Per quanto riguarda la case history positiva, posso riportare quella di un progetto sempre nel settore “kids”, che ha portato non solo a dei benefici in termini di visibilità e di credibilità, ma anche per quanto riguarda le conversioni arrivate proprio dall’attività di PR.
Dopo la diffusione di un comunicato stampa, un articolo uscito su Corriere della Sera, ad esempio, ha portato in poche ore alla generazione di 102 vendite di un singolo prodotto (articolo senza link al sito di vendita). Per effettuare un test proprio relativo all’efficacia delle PR non avevamo attivato altre forme di advertising e quindi ogni conversione era connessa esattamente all’uscita di quel pezzo sul quotidiano (versione online).
Questo è un esempio di come le PR siano in grado di portare anche a delle conversioni “concrete” e non solo a qualcosa di non misurabile.
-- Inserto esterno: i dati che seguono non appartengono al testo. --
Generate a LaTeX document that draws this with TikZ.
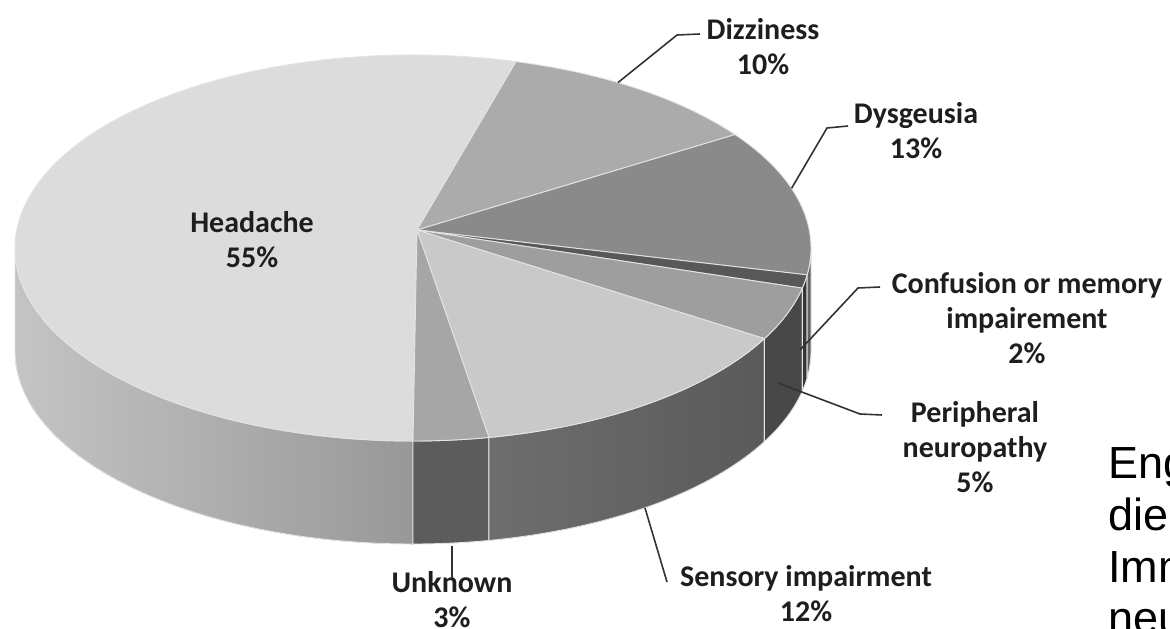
\documentclass[tikz,border=0pt]{standalone}
\usepackage{fontspec}
\setmainfont{Carlito}
\newfontfamily\arialf{Liberation Sans}
\usetikzlibrary{calc}
\definecolor{hTop}{HTML}{DCDCDC}
\definecolor{dzTop}{HTML}{ABABAB}
\definecolor{dyTop}{HTML}{8A8A8A}
\definecolor{cfTop}{HTML}{585858}
\definecolor{pnTop}{HTML}{9E9E9E}
\definecolor{seTop}{HTML}{C9C9C9}
\definecolor{unTop}{HTML}{A6A6A6}
\definecolor{hSideL}{HTML}{C4C4C4}
\definecolor{hSideR}{HTML}{989898}
\definecolor{unSide}{HTML}{5C5C5C}
\definecolor{seSideL}{HTML}{6E6E6E}
\definecolor{seSideR}{HTML}{5A5A5A}
\definecolor{pnSide}{HTML}{484848}
\definecolor{cfSide}{HTML}{363636}
\definecolor{dySide}{HTML}{646464}
\definecolor{sepCol}{HTML}{E4E4E4}
\definecolor{labelText}{HTML}{1E1E1E}
\definecolor{leaderCol}{HTML}{333333}
\newcommand\piesidepiece[3]{%
  \filldraw[#3] ($(C)+(#1:398pt and 193pt)$) arc[start angle=#1,end angle=#2,x radius=398pt,y radius=193pt]
    -- ++(0,-103) arc[start angle=#2,end angle=#1,x radius=398pt,y radius=193pt] -- cycle;}
\newcommand\pietoppiece[3]{%
  \filldraw[#3] (A) -- ($(C)+(#1:398pt and 193pt)$) arc[start angle=#1,end angle=#2,x radius=398pt,y radius=193pt] -- cycle;}
\begin{document}
\begin{tikzpicture}[x=1pt,y=1pt,
  lbl/.style={font=\bfseries\fontsize{30}{35}\selectfont, align=center, text=labelText, inner sep=0pt},
  leader/.style={draw=leaderCol, line width=1.6pt, line join=round},
  sep/.style={draw=sepCol, line width=0.9pt, line join=round},
  german/.style={font=\arialf\fontsize{45}{52}\selectfont, anchor=base west, inner sep=0pt}]
\useasboundingbox (0,-629) rectangle (1170,0);
\clip (0,-629) rectangle (1170,0);
\coordinate (C) at (413,-248);
\coordinate (A) at (417,-230);
% side wall
\piesidepiece{180}{270}{sep, left color=hSideL, right color=hSideR}
\piesidepiece{270}{281}{sep, fill=unSide}
\piesidepiece{281}{332}{sep, left color=seSideL, right color=seSideR}
\piesidepiece{332}{348}{sep, fill=pnSide}
\piesidepiece{348}{352}{sep, fill=cfSide}
\piesidepiece{352}{360}{sep, fill=dySide}
% top faces
\pietoppiece{75}{270}{sep, fill=hTop}
\pietoppiece{36}{75}{sep, fill=dzTop}
\pietoppiece{-8}{36}{sep, fill=dyTop}
\pietoppiece{-12}{-8}{sep, fill=cfTop}
\pietoppiece{-28}{-12}{sep, fill=pnTop}
\pietoppiece{-79}{-28}{sep, fill=seTop}
\pietoppiece{-90}{-79}{sep, fill=unTop}
% labels
\node[lbl] (headache) at (252,-240) {Headache\\55\%};
\node[lbl] (dizziness) at (763,-47) {Dizziness\\10\%};
\node[lbl] (dysgeusia) at (916,-131) {Dysgeusia\\13\%};
\node[lbl] (confusion) at (1027,-318) {Confusion or memory\\impairement\\2\%};
\node[lbl] (peripheral) at (975,-447) {Peripheral\\neuropathy\\5\%};
\node[lbl] (sensory) at (806,-594) {Sensory impairment\\12\%};
\node[lbl] (unknown) at (452,-600) {Unknown\\3\%};
% leader coordinates
\coordinate (dzA) at ($(C)+(59:398pt and 193pt)$);
\coordinate (dzB) at (677,-35);
\coordinate (dzC) at (700,-34);
\coordinate (dyA) at ($(C)+(18:398pt and 193pt)$);
\coordinate (dyB) at (827,-128);
\coordinate (dyC) at (848,-126);
\coordinate (cfA) at (800,-350);
\coordinate (cfB) at (858,-288);
\coordinate (cfC) at (880,-287);
\coordinate (pnA) at (778,-383);
\coordinate (pnB) at (860,-414);
\coordinate (pnC) at (882,-415);
\coordinate (seA) at (645,-508);
\coordinate (seB) at (667,-582);
\coordinate (unA) at (452,-546);
\coordinate (unB) at (452,-578);
\draw[leader] (dzA) -- (dzB) -- (dzC);
\draw[leader] (dyA) -- (dyB) -- (dyC);
\draw[leader] (cfA) -- (cfB) -- (cfC);
\draw[leader] (pnA) -- (pnB) -- (pnC);
\draw[leader] (seA) -- (seB);
\draw[leader] (unA) -- (unB);
% cut-off German text
\node[german] (g1) at (1108,-478) {Eng};
\node[german] (g2) at (1108,-530) {die};
\node[german] (g3) at (1108,-582) {Imm};
\node[german] (g4) at (1108,-633) {neu};
\end{tikzpicture}
\end{document}
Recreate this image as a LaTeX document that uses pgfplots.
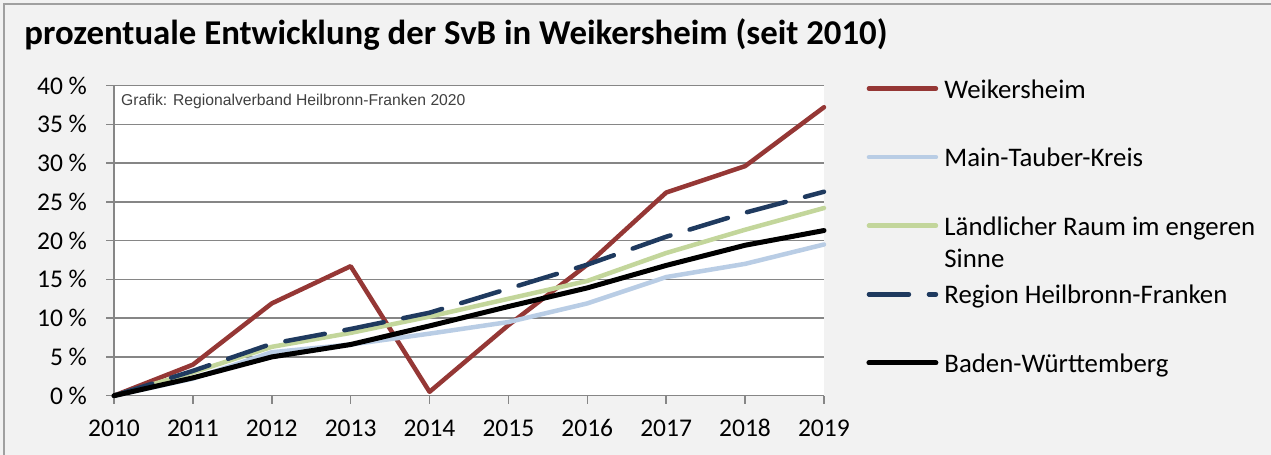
\documentclass[border=0pt]{standalone}
\usepackage{fontspec}
\setmainfont{Carlito}
\newfontfamily\arialfont{Liberation Sans}
\usepackage{pgfplots}
\pgfplotsset{compat=1.18}
\definecolor{bgc}{HTML}{F2F2F2}
\definecolor{framec}{RGB}{160,160,160}
\definecolor{gridc}{RGB}{134,134,134}
\definecolor{cred}{HTML}{953735}
\definecolor{cblue}{HTML}{B9CDE5}
\definecolor{cgreen}{HTML}{C3D69B}
\definecolor{cnavy}{HTML}{1F3A5F}
\begin{document}
\begin{tikzpicture}
\fill[bgc] (0,0) rectangle (635.5pt,227.5pt);
\useasboundingbox (0,0) rectangle (635.5pt,227.5pt);
\draw[framec, line width=1pt] (2pt,0pt) -- (2pt,225.5pt) -- (635.5pt,225.5pt);
\node[anchor=base west, inner sep=0pt, font=\fontsize{17.4pt}{20pt}\selectfont\bfseries] at (12pt,205pt) {prozentuale Entwicklung der SvB in Weikersheim (seit 2010)};
\begin{axis}[
  at={(57pt,29.65pt)}, anchor=south west,
  width=355pt, height=155.1pt, scale only axis,
  xmin=2010, xmax=2019, ymin=0, ymax=40,
  clip=false,
  axis background/.style={fill=white},
  axis x line*=bottom, axis y line*=left,
  axis line style={gridc, line width=0.75pt},
  every axis plot/.append style={line cap=round, line join=round},
  xtick={2010,...,2019},
  ytick={0,5,...,40},
  yticklabels={0 \%,5 \%,10 \%,15 \%,20 \%,25 \%,30 \%,35 \%,40 \%},
  /pgf/number format/assume math mode=true,
  /pgf/number format/1000 sep={},
  tick align=outside,
  major tick length=4pt,
  tick style={gridc, line width=0.75pt},
  ymajorgrids,
  major grid style={gridc, line width=0.75pt},
  ticklabel style={font=\fontsize{12.75pt}{15pt}\selectfont},
  x tick label style={yshift=-4.6pt, text height=8.5pt, text depth=0pt},
  y tick label style={xshift=-6pt},
  legend cell align=left,
  legend image code/.code={\draw[#1] (0pt,0pt) -- (33.5pt,0pt);},
  legend style={
    at={(axis description cs:1.0592,1.032)}, anchor=north west,
    draw=none, fill=none, inner sep=0pt,
    row sep=21.65pt, column sep=3pt,
    font=\fontsize{13.4pt}{15.9pt}\selectfont,
    nodes={inner sep=0pt}
  },
]
\addplot[cred, line width=2.25pt] coordinates {(2010,0) (2011,4.0) (2012,11.9) (2013,16.7) (2014,0.5) (2015,9.1) (2016,16.9) (2017,26.2) (2018,29.6) (2019,37.2)};
\addlegendentry{\strut Weikersheim}
\addplot[cblue, line width=2.25pt] coordinates {(2010,0) (2011,2.2) (2012,5.6) (2013,6.6) (2014,8.0) (2015,9.5) (2016,11.9) (2017,15.3) (2018,17.0) (2019,19.5)};
\addlegendentry{\strut Main-Tauber-Kreis}
\addplot[cgreen, line width=2.25pt] coordinates {(2010,0) (2011,3.0) (2012,6.3) (2013,8.1) (2014,10.2) (2015,12.5) (2016,14.8) (2017,18.4) (2018,21.4) (2019,24.2)};
\addlegendentry{\strut\raisebox{0pt}[\height][0pt]{\vtop{\hbox{Ländlicher Raum im engeren}\hbox{Sinne}}}}
\addplot[cnavy, line width=2.25pt, dash pattern=on 20pt off 10pt] coordinates {(2010,0) (2011,3.2) (2012,6.7) (2013,8.6) (2014,10.7) (2015,13.8) (2016,16.9) (2017,20.5) (2018,23.6) (2019,26.3)};
\addlegendentry{\strut Region Heilbronn-Franken}
\addplot[black, line width=2.5pt] coordinates {(2010,0) (2011,2.3) (2012,5.0) (2013,6.6) (2014,9.0) (2015,11.5) (2016,13.9) (2017,16.8) (2018,19.4) (2019,21.3)};
\addlegendentry{\strut Baden-Württemberg}
\node[anchor=base west, inner sep=0pt, font=\arialfont\fontsize{7.85pt}{9pt}\selectfont, text=black!75] at (axis description cs:0.0094,0.934) {Grafik: Regionalverband Heilbronn-Franken 2020};
\end{axis}
\end{tikzpicture}
\end{document}
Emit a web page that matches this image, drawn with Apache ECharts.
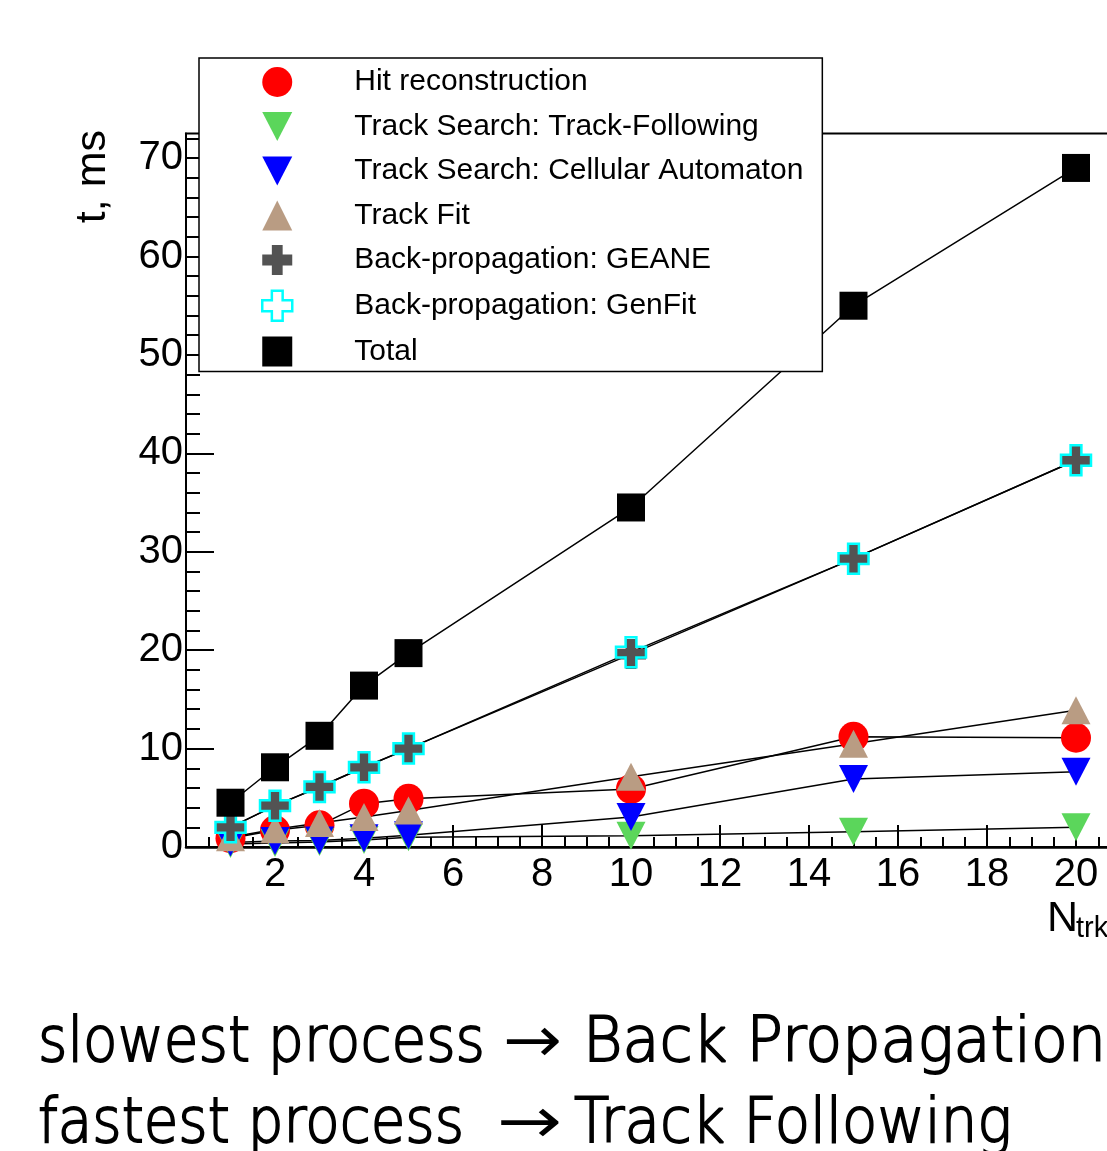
<!DOCTYPE html>
<html>
<head>
<meta charset="utf-8">
<script src="https://cdn.jsdelivr.net/npm/echarts@6/dist/echarts.min.js"></script>
<style>
  html, body { margin: 0; padding: 0; overflow: hidden; background: #ffffff; }
  #chart { width: 1160px; height: 1151px; }
</style>
</head>
<body>
<div id="chart"></div>
<script>
// Reconstruction timing versus number of tracks in the event
const nTracks        = [1, 2, 3, 4, 5, 10, 15, 20];
const hitReco        = [0.9, 1.7, 2.2, 4.4, 4.9, 5.9, 11.2, 11.1];
const trackFollowing = [0.3, 0.4, 0.5, 0.7, 1.0, 1.15, 1.55, 2.0];
const cellAutomaton  = [0.45, 0.6, 0.65, 0.9, 1.2, 3.05, 6.9, 7.65];
const trackFit       = [1.0, 1.8, 2.45, 3.05, 3.7, 7.15, 10.5, 13.9];
const backPropGeane  = [2.0, 4.2, 6.1, 8.1, 10.0, 19.6, 29.3, 39.3];
const backPropGenfit = [2.0, 4.2, 6.1, 8.1, 10.0, 19.8, 29.3, 39.3];
const totalTime      = [4.5, 8.1, 11.3, 16.4, 19.7, 34.5, 55.0, 69.0];

const seriesNames = [
  'Hit reconstruction',
  'Track Search: Track-Following',
  'Track Search: Cellular Automaton',
  'Track Fit',
  'Back-propagation: GEANE',
  'Back-propagation: GenFit',
  'Total'
];

// Axis ticks and labels
const xMajorTicks = [0, 2, 4, 6, 8, 10, 12, 14, 16, 18, 20];
const xTickLabels = [2, 4, 6, 8, 10, 12, 14, 16, 18, 20];
const yMajorTicks = [0, 10, 20, 30, 40, 50, 60, 70];
const yTickLabels = [0, 10, 20, 30, 40, 50, 60, 70];

function range(start, stop, step) {
  const out = [];
  for (let v = start; v <= stop + 1e-9; v += step) out.push(+v.toFixed(3));
  return out;
}
const xMinorTicks = range(0, 21, 0.5);
const yMinorTicks = range(0, 72, 2);

const X_MAX = 21, Y_MAX = 72.5;
const FONT = '"Liberation Sans", Arial, Helvetica, sans-serif';

// Marker shapes
const DOWN_TRIANGLE = 'path://M0,0L10,0L5,9.6Z';
const CROSS = 'path://M3.2,0H6.8V3.2H10V6.8H6.8V10H3.2V6.8H0V3.2H3.2Z';

const markerDefs = [
  { symbol: 'circle',      size: 30,       style: { color: '#ff0000' } },
  { symbol: DOWN_TRIANGLE, size: [29, 28], style: { color: '#5bd65b' } },
  { symbol: DOWN_TRIANGLE, size: [29, 28], style: { color: '#0000ff' } },
  { symbol: 'triangle',    size: [29, 28], style: { color: '#b99c83' } },
  { symbol: CROSS,         size: 30,       style: { color: '#535353' } },
  { symbol: CROSS,         size: 30,       style: { color: 'rgba(255,255,255,0)', borderColor: '#00ffff', borderWidth: 2.5 } },
  { symbol: 'rect',        size: 28,       style: { color: '#000000' } }
];
const seriesValues = [hitReco, trackFollowing, cellAutomaton, trackFit, backPropGeane, backPropGenfit, totalTime];

const series = seriesNames.map((name, i) => ({
  type: 'line',
  name: name,
  data: nTracks.map((n, k) => [n, seriesValues[i][k]]),
  xAxisIndex: 0,
  yAxisIndex: 0,
  symbol: markerDefs[i].symbol,
  symbolSize: markerDefs[i].size,
  showAllSymbol: true,
  itemStyle: Object.assign({ opacity: 1 }, markerDefs[i].style),
  lineStyle: { color: '#000000', width: 1.5 },
  emphasis: { disabled: true },
  animation: false,
  clip: false,
  z: 2
}));

// Bottom caption, each piece fitted to its horizontal span
const CAPTION_FONT_SIZE = 62;
const CAPTION_FONT = '200 ' + CAPTION_FONT_SIZE + 'px "DejaVu Sans", sans-serif';
const measureCtx = document.createElement('canvas').getContext('2d');
function captionPiece(text, left, right, baselineY) {
  measureCtx.font = CAPTION_FONT;
  const w = measureCtx.measureText(text).width;
  return {
    type: 'text',
    x: left,
    y: baselineY - CAPTION_FONT_SIZE * 0.346,
    scaleX: (right - left) / w,
    silent: true,
    z: 10,
    style: {
      text: text,
      font: CAPTION_FONT,
      fill: '#000000',
      stroke: '#000000',
      lineWidth: 1.8,
      align: 'left',
      verticalAlign: 'middle'
    }
  };
}

const chart = echarts.init(document.getElementById('chart'), null, { renderer: 'canvas' });

chart.setOption({
  backgroundColor: '#ffffff',
  animation: false,
  textStyle: { fontFamily: FONT },
  grid: {
    left: 186,
    top: 133.5,
    width: X_MAX * 44.5,
    height: 713.5,
    show: true,
    borderColor: '#000000',
    borderWidth: 2,
    backgroundColor: 'transparent',
    containLabel: false,
    outerBoundsMode: 'none'
  },
  xAxis: [
    {
      type: 'value', min: 0, max: X_MAX, position: 'bottom',
      axisLine: { show: true, onZero: false, lineStyle: { color: '#000', width: 2.5 } },
      axisTick: { show: true, inside: true, length: 22, customValues: xMajorTicks, lineStyle: { color: '#000', width: 2 } },
      axisLabel: { show: true, customValues: xTickLabels, margin: 8, color: '#000', fontSize: 40, fontFamily: FONT },
      splitLine: { show: false }
    },
    {
      type: 'value', min: 0, max: X_MAX, position: 'bottom',
      axisLine: { show: false },
      axisTick: { show: true, inside: true, length: 10, customValues: xMinorTicks, lineStyle: { color: '#000', width: 2 } },
      axisLabel: { show: false },
      splitLine: { show: false }
    }
  ],
  yAxis: [
    {
      type: 'value', min: 0, max: Y_MAX, position: 'left',
      axisLine: { show: true, onZero: false, lineStyle: { color: '#000', width: 2 } },
      axisTick: { show: true, inside: true, length: 28, customValues: yMajorTicks, lineStyle: { color: '#000', width: 2 } },
      axisLabel: { show: true, customValues: yTickLabels, margin: 3, color: '#000', fontSize: 40, fontFamily: FONT },
      splitLine: { show: false }
    },
    {
      type: 'value', min: 0, max: Y_MAX, position: 'left',
      axisLine: { show: false },
      axisTick: { show: true, inside: true, length: 14, customValues: yMinorTicks, lineStyle: { color: '#000', width: 2 } },
      axisLabel: { show: false },
      splitLine: { show: false }
    }
  ],
  legend: {
    show: true,
    orient: 'vertical',
    left: 199,
    top: 58,
    itemWidth: 30,
    itemHeight: 30,
    itemGap: 14.5,
    padding: [9, 19, 5, 62],
    backgroundColor: '#ffffff',
    borderColor: '#000000',
    borderWidth: 1.5,
    borderRadius: 0,
    selectedMode: false,
    textStyle: { fontFamily: FONT, fontSize: 30, color: '#000000', padding: [0, 0, 0, 57] },
    data: seriesNames.map((name, i) => ({
      name: name,
      icon: markerDefs[i].symbol,
      itemStyle: Object.assign({ borderWidth: 0, opacity: 1 }, markerDefs[i].style)
    }))
  },
  series: series,
  graphic: [
    {
      type: 'text', x: 93, y: 130, rotation: Math.PI / 2, silent: true,
      style: { text: 't, ms', font: '43px ' + FONT, fill: '#000', align: 'right', verticalAlign: 'middle' }
    },
    {
      type: 'text', x: 1047, y: 934 - 43 * 0.3465, silent: true,
      style: { text: 'N', font: '43px ' + FONT, fill: '#000', align: 'left', verticalAlign: 'middle' }
    },
    {
      type: 'text', x: 1076, y: 939 - 29 * 0.3465, silent: true,
      style: { text: 'trks', font: '29px ' + FONT, fill: '#000', align: 'left', verticalAlign: 'middle' }
    },
    captionPiece('slowest process', 38, 485, 1066),
    captionPiece('\u2192', 504, 561, 1066),
    captionPiece('Back Propagation', 583, 1106, 1066),
    captionPiece('fastest process', 38, 464, 1147),
    captionPiece('\u2192', 498, 561, 1147),
    captionPiece('Track Following', 574, 1012, 1147)
  ]
});
</script>
</body>
</html>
Quali tools ritieni indispensabili?
Per ricercare contatti sicuramente LinkedIn è fondamentale (meglio la versione Premium, perché consente un numero illimitato di ricerche di contatti). Se, invece, si ha un buon budget da dedicare alle PR allora si può pensare a una soluzione come quella proposta da Mediaddress (ho avuto modo di testarla e mi sembra valida). Esistono altri strumenti per la ricerca di contatti, come l’Agenda del Giornalista, ma credo che i primi due citati siano molto validi.
Per quanto riguarda la diffusione dei comunicati, a supporto di un contatto personalizzato via mail con il singolo giornalista (che è sempre da preferire ad altri metodi, secondo la mia esperienza) si può pensare di affiancare anche l’utilizzo di una piattaforma come The Press Match.
Altri tools come SEMrush ci aiutano – attraverso alcune funzionalità specifiche – a ricevere dei report giornalieri riguardo pubblicazioni e menzioni avvenute (ma per una prima analisi ci si può affidare anche al connubio tra ricerca manuale e notifiche di Google Alert).
In generale penso che l’attività di Digital PR sia poco adatta alle dinamiche di automazione, perché si allontana dal concetto di velocità e si avvicina maggiormente a un approccio più personalizzato e più “sartoriale”. Certamente i tools possono rappresentare un aiuto, ma non sono fondamentali per portare avanti questa attività.